Broader Implications
In terms of symbolic implication, human-made dams are inherently fragile if they can be tested by natural forces. Since dams are given a “lifespan” when they are created, they become systems that need substantial care, especially when that lifespan has expired. Nearing the end of its functional life, the Bonneville Dam has always been a symbol of development in the Pacific Northwest. At the same time the dam’s primary function is to provide renewable clean hydroelectric energy. Through our study, we predict that if little damage is made to the dam, then the dam will remain a powerful symbol of expansion and development. The conclusions of our research are concerning, however, because dams like Bonneville do not have the resources to make the necessary precautions in case of an earthquake. This begs the notion that something needs to change to allow funding to be precautionary rather than reactionary. Instead, infrastructure waits for the disaster to happen and then surrounding communities start rebuilding and picking up the pieces. In the rare chance the Bonneville Dam completely fails, meaning the dam failure cause excessive damage to its communities, what will the impact be on the cultural significance of this structure? If the dam fails, a dam symbolizing the power of humans over nature, we can only imagine the backlash that will have on federally-funded infrastructure.

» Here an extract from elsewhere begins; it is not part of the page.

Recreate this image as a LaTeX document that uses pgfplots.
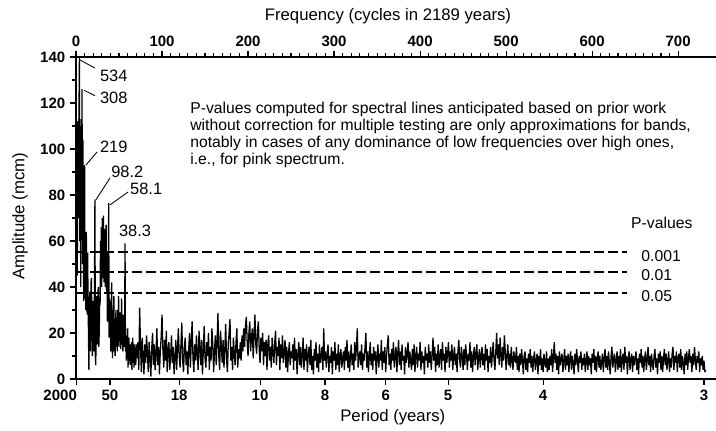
\documentclass[border=0pt]{standalone}
\usepackage{fontspec}
\setmainfont{Liberation Sans}
\usepackage{pgfplots}
\usepackage{pgfplotstable}
\pgfplotsset{compat=1.18}

% low-frequency part: frequency (cycles in 2189 years) and amplitude
\pgfplotstableread{
f a
1 80
1.5 45
2 112
2.5 70
3 100
3.5 118
4 140
4.5 60
5 108
5.5 40
6 113
6.5 75
7 126
7.5 50
8 104
8.5 65
9 34
9.5 60
10 93
10.5 35
11 58
11.5 30
12 64
12.5 40
13 28
13.5 55
14 35
14.5 20
15 4
15.5 30
16 38
16.5 12
17 30
17.5 42
18 44
18.5 15
19 10
19.5 32
20 34
20.5 12
21 26
21.5 40
22 78
22.5 10
23 6
23.5 30
24 36
24.5 15
25 18
25.5 38
26 40
26.5 14
27 20
27.5 35
28 32
28.5 60
29 45
29.5 66
30 40
30.5 70
31 44
31.5 62
32 71
32.5 42
33 58
33.5 65
34 40
34.5 63
35 67
35.5 38
36 55
36.5 25
37 40
37.5 30
38 76.5
38.5 18
39 35
39.5 22
40 34
40.5 12
41 28
41.5 42
42 15
42.5 9
43 30
43.5 20
44 36
44.5 12
45 26
45.5 10
46 24
46.5 30
47 14
47.5 22
48 12
48.5 30
49 18
49.5 36
50 14
50.5 24
51 17
51.5 29
52 13
52.5 22
53 35
53.5 15
54 20
54.5 12
55 28
55.5 18
56 24
56.5 14
57 59
57.5 12
58 19
58.5 8
59 16
59.5 10
60 22
60.5 5
61 14
61.5 18
62 8
62.5 12
63 6
63.5 15
64 9
64.5 16
65 4
65.5 12
66 18
66.5 7
67 13
67.5 5
68 15
68.5 9
69 12
69.5 6
70 15
70.5 10
}\low

% amplitude at frequency 71,72,73,...
\pgfplotstableread[row sep=\\]{
a\\
9\\ 16\\ 4\\ 31\\ 14\\ 3\\ 18\\ 10\\ 2\\ 15\\ 7\\ 19\\ 12\\ 3\\ 16\\ 9\\ 1\\ 13\\ 20\\ 6\\
15\\ 4\\ 11\\ 22\\ 6\\ 14\\ 2\\ 12\\ 18\\ 28\\ 13\\ 5\\ 17\\ 8\\ 21\\ 3\\ 12\\ 16\\ 4\\ 10\\
19\\ 7\\ 14\\ 2\\ 9\\ 17\\ 4\\ 13\\ 22\\ 10\\ 5\\ 15\\ 24.5\\ 8\\ 3\\ 14\\ 18\\ 6\\ 12\\ 2\\
13\\ 20\\ 5\\ 16\\ 25\\ 9\\ 3\\ 15\\ 8\\ 19\\ 11\\ 4\\ 21\\ 14\\ 6\\ 17\\ 2\\ 12\\ 23\\ 9\\
5\\ 16\\ 10\\ 20\\ 4\\ 14\\ 8\\ 22\\ 15\\ 3\\ 12\\ 19\\ 6\\ 16\\ 28.7\\ 10\\ 4\\ 21\\ 14\\ 7\\
17\\ 5\\ 13\\ 24\\ 9\\ 3\\ 15\\ 20\\ 26\\ 8\\ 14\\ 4\\ 18\\ 11\\ 6\\ 16\\ 22\\ 5\\ 13\\ 9\\
16\\ 8\\ 19\\ 12\\ 22\\ 14\\ 23\\ 27\\ 16\\ 10\\ 20\\ 25\\ 12\\ 18\\ 22\\ 9\\ 19\\ 28\\ 15\\ 11\\
21\\ 25\\ 13\\ 7\\ 18\\ 12\\ 20\\ 6\\ 16\\ 10\\ 17\\ 4\\ 15\\ 19\\ 8\\ 14\\ 5\\ 18\\ 12\\ 7\\
16\\ 21\\ 6\\ 14\\ 10\\ 18\\ 4\\ 15\\ 9\\ 19\\ 7\\ 12\\ 17\\ 5\\ 14\\ 3\\ 11\\ 16\\ 6\\ 12\\
9\\ 15\\ 4\\ 18\\ 8\\ 13\\ 2\\ 11\\ 16\\ 6\\ 14\\ 5\\ 10\\ 18\\ 4\\ 13\\ 8\\ 15\\ 3\\ 11\\
14\\ 6\\ 17\\ 4\\ 10\\ 2\\ 13\\ 8\\ 16\\ 5\\ 11\\ 3\\ 15\\ 7\\ 10\\ 14\\ 4\\ 22\\ 8\\ 12\\
5\\ 11\\ 15\\ 3\\ 10\\ 7\\ 14\\ 2\\ 12\\ 8\\ 16\\ 4\\ 11\\ 6\\ 15\\ 3\\ 10\\ 13\\ 5\\ 9\\
12\\ 4\\ 14\\ 8\\ 17\\ 5\\ 12\\ 3\\ 10\\ 15\\ 6\\ 11\\ 4\\ 16\\ 8\\ 14\\ 22\\ 5\\ 10\\ 12\\
6\\ 15\\ 4\\ 11\\ 8\\ 14\\ 20\\ 5\\ 12\\ 3\\ 10\\ 16\\ 6\\ 11\\ 4\\ 14\\ 8\\ 12\\ 2\\ 10\\
15\\ 5\\ 11\\ 8\\ 17\\ 4\\ 12\\ 7\\ 14\\ 3\\ 10\\ 15\\ 19\\ 6\\ 11\\ 4\\ 13\\ 8\\ 16\\ 5\\
10\\ 14\\ 3\\ 11\\ 17\\ 6\\ 12\\ 4\\ 15\\ 8\\ 10\\ 2\\ 14\\ 7\\ 11\\ 16\\ 5\\ 12\\ 8\\ 4\\
13\\ 6\\ 15\\ 3\\ 10\\ 14\\ 5\\ 11\\ 8\\ 16\\ 4\\ 12\\ 7\\ 10\\ 2\\ 14\\ 8\\ 11\\ 5\\ 15\\
7\\ 12\\ 4\\ 10\\ 18\\ 8\\ 14\\ 3\\ 11\\ 6\\ 15\\ 5\\ 10\\ 13\\ 4\\ 16\\ 8\\ 11\\ 3\\ 14\\
7\\ 11\\ 16\\ 5\\ 12\\ 8\\ 15\\ 4\\ 10\\ 14\\ 6\\ 11\\ 3\\ 12\\ 17\\ 8\\ 5\\ 14\\ 10\\ 4\\
13\\ 6\\ 15\\ 10\\ 4\\ 11\\ 8\\ 16\\ 5\\ 12\\ 3\\ 10\\ 14\\ 6\\ 11\\ 15\\ 4\\ 9\\ 13\\ 5\\
10\\ 14\\ 6\\ 11\\ 4\\ 15\\ 8\\ 13\\ 3\\ 10\\ 7\\ 14\\ 5\\ 11\\ 16\\ 8\\ 4\\ 12\\ 20\\ 9\\
15\\ 6\\ 18\\ 11\\ 5\\ 14\\ 8\\ 19\\ 12\\ 4\\ 10\\ 15\\ 6\\ 11\\ 5\\ 14\\ 8\\ 4\\ 12\\ 9\\
7\\ 14\\ 4\\ 10\\ 3\\ 11\\ 6\\ 13\\ 8\\ 2\\ 10\\ 12\\ 4\\ 9\\ 3\\ 11\\ 7\\ 13\\ 5\\ 10\\
3\\ 9\\ 12\\ 4\\ 8\\ 11\\ 2\\ 10\\ 6\\ 13\\ 4\\ 9\\ 3\\ 11\\ 7\\ 5\\ 12\\ 3\\ 9\\ 4\\
10\\ 6\\ 13\\ 3\\ 9\\ 16\\ 7\\ 11\\ 4\\ 10\\ 2\\ 12\\ 6\\ 9\\ 11\\ 3\\ 8\\ 13\\ 4\\ 10\\
6\\ 11\\ 3\\ 9\\ 12\\ 4\\ 10\\ 7\\ 2\\ 11\\ 6\\ 13\\ 8\\ 3\\ 10\\ 7\\ 12\\ 4\\ 9\\ 6\\
11\\ 3\\ 8\\ 12\\ 4\\ 10\\ 6\\ 9\\ 2\\ 11\\ 7\\ 13\\ 4\\ 10\\ 3\\ 9\\ 12\\ 5\\ 10\\ 4\\
7\\ 11\\ 3\\ 9\\ 13\\ 5\\ 10\\ 4\\ 12\\ 7\\ 2\\ 10\\ 14\\ 5\\ 9\\ 11\\ 3\\ 8\\ 12\\ 4\\
10\\ 5\\ 13\\ 3\\ 9\\ 11\\ 4\\ 14\\ 7\\ 10\\ 2\\ 9\\ 12\\ 4\\ 8\\ 11\\ 3\\ 10\\ 6\\ 9\\
12\\ 4\\ 9\\ 2\\ 11\\ 7\\ 13\\ 5\\ 10\\ 3\\ 9\\ 12\\ 4\\ 8\\ 14\\ 6\\ 10\\ 3\\ 11\\ 7\\
4\\ 10\\ 13\\ 5\\ 9\\ 2\\ 11\\ 7\\ 12\\ 4\\ 10\\ 3\\ 9\\ 13\\ 6\\ 11\\ 4\\ 8\\ 12\\ 3\\
9\\ 5\\ 11\\ 14\\ 4\\ 10\\ 7\\ 12\\ 3\\ 9\\ 11\\ 5\\ 13\\ 4\\ 10\\ 7\\ 2\\ 11\\ 6\\ 12\\
4\\ 9\\ 13\\ 7\\ 10\\ 3\\ 11\\ 6\\ 14\\ 8\\ 4\\ 10\\ 7\\ 12\\ 3\\ 9\\ 6\\ 10\\ 4\\ 8\\ 3\\ 4\\
}\spec

\pgfplotsset{
  common/.style={
    scale only axis, width=448pt, height=225.4pt,
    xmin=0, xmax=744, ymin=0, ymax=140,
    axis line style={line width=1.4pt},
    tick align=outside,
    major tick length=4pt, minor tick length=2.5pt,
    every tick/.append style={line width=0.8pt, black},
    tick label style={font=\fontsize{10.5}{12}\selectfont\bfseries},
    /pgf/number format/assume math mode=true,
    label style={font=\fontsize{11.7}{14}\selectfont},
    clip=false,
  }
}

\begin{document}
\begin{tikzpicture}
\begin{axis}[common,
  axis x line*=top, axis y line=none,
  xtick={0,100,...,700}, minor x tick num=9,
  ytick=\empty,
  xlabel={Frequency (cycles in 2189 years)},
  xlabel style={at={(axis description cs:0.4875,1.127)}, anchor=center},
]
\addplot[draw=none] coordinates {(0,0)};
\end{axis}

\begin{axis}[common,
  axis x line*=bottom, axis y line*=left,
  xtick={1,39.5,120,214,289.5,360,432.6,543,730},
  xticklabels={\makebox[0pt][r]{2000},50,18,10,8,6,5,4,3},
  ytick={0,20,...,140}, minor y tick num=1,
  xlabel={Period (years)}, ylabel={Amplitude (mcm)},
  xlabel style={at={(axis description cs:0.495,-0.118)}, anchor=center},
  ylabel style={at={(axis description cs:-0.0875,0.506)}, anchor=center},
]
\addplot[black, line width=0.9pt, line join=miter, miter limit=2] table[x=f, y=a] {\low};
\addplot[black, line width=0.9pt, line join=miter, miter limit=2] table[x expr=\coordindex+71, y=a] {\spec};

\addplot[black, line width=1.8pt, dash pattern=on 7pt off 2.8pt] coordinates {(0,55.3) (640,55.3)};
\addplot[black, line width=1.3pt, dash pattern=on 7pt off 2.8pt] coordinates {(0,46.5) (640,46.5)};
\addplot[black, line width=1.3pt, dash pattern=on 7pt off 2.8pt] coordinates {(0,37.5) (640,37.5)};

\begin{scope}[every node/.style={font=\fontsize{11.5}{13}\selectfont, inner sep=1pt}]
\draw[line width=0.6pt] (axis cs:4.7,138.7) -- (axis cs:22,135.2);
\node[anchor=west] at (axis cs:26,132) {534};
\draw[line width=0.6pt] (axis cs:9.5,125.5) -- (axis cs:22,123.2);
\node[anchor=west] at (axis cs:26,122.3) {308};
\draw[line width=0.6pt] (axis cs:11.5,93) -- (axis cs:24.4,98.7);
\node[anchor=west] at (axis cs:26,101) {219};
\draw[line width=0.6pt] (axis cs:23,77.8) -- (axis cs:39.5,87.4);
\node[anchor=west] at (axis cs:39,90) {98.2};
\draw[line width=0.6pt] (axis cs:39.5,75.7) -- (axis cs:60.5,81.3);
\node[anchor=west] at (axis cs:61,82.6) {58.1};
\node at (axis cs:68.6,64.3) {38.3};
\end{scope}

\node[anchor=north west, align=left, inner sep=0pt, font=\fontsize{11}{11.9}\selectfont]
  at (axis cs:132.6,120.6)
  {P-values computed for spectral lines anticipated based on prior work\\
   without correction for multiple testing are only approximations for bands,\\
   notably in cases of any dominance of low frequencies over high ones,\\
   i.e., for pink spectrum.};

\begin{scope}[every node/.style={font=\fontsize{11}{13}\selectfont, inner sep=0pt}]
\node at (axis cs:681,67.8) {P-values};
\node[anchor=west] at (axis cs:657,53.3) {0.001};
\node[anchor=west] at (axis cs:657,45.2) {0.01};
\node[anchor=west] at (axis cs:657,36.1) {0.05};
\end{scope}
\end{axis}

\pgfresetboundingbox
\path[use as bounding box] (-53.2pt,-35.7pt) rectangle (448pt,265.3pt);
\end{tikzpicture}
\end{document}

Looking into the future of predicting the outcome of the Bonneville Dam, it would be interesting to create an action plan for the dam for every scenario of the earthquake and calculating its chance of failure. This would constitute a more quantitative analysis. Each action plan would be a different rhetoric and the term “failure” would have to be defined, but it would be helpful for Bonneville to create at least an evacuation plan for the impending earthquake. Along those lines, another research alternative would be understanding the range of possible
damage to hydroelectric power is important for broader resilience and merits further research. It would also be interesting to interview people regarding their perceptions of the dam and how their image of the dam could change in the face of the 9.0 Cascadia earthquake.
Our project is largely hypothetical and covers a range of possible futures. While this certainly inhibits our ability to speculate from real occurrences, it does provide important lessons. When planning for the future, whether it be building a long-lasting structure or created an emergency action plan for one that already exists, there are so many possibilities and unforeseen circumstances that might alter the course of action. Planning for change, particularly change by disaster, can never be guaranteed to be correct. Furthermore, the building and maintenance of structures is an investment in some belief in the future. If that belief in is a resilient structure that can overpower the earth, as dams classically are seen, then perhaps challenges to this mindset are less likely to be taken seriously. These beliefs, which inspire and sustain the structures of our civilizations, are bound to change over time. Here we see the shift from wonder of the world, to ecological misstep, to responsible and functional historic monument. What’s next for the Bonneville Dam? How will the structures of our civilization be remembered and how do geologic events influence that perspective? Perhaps sometime in the next fifty years, the Cascadia earthquake will contribute to the many answers to this question.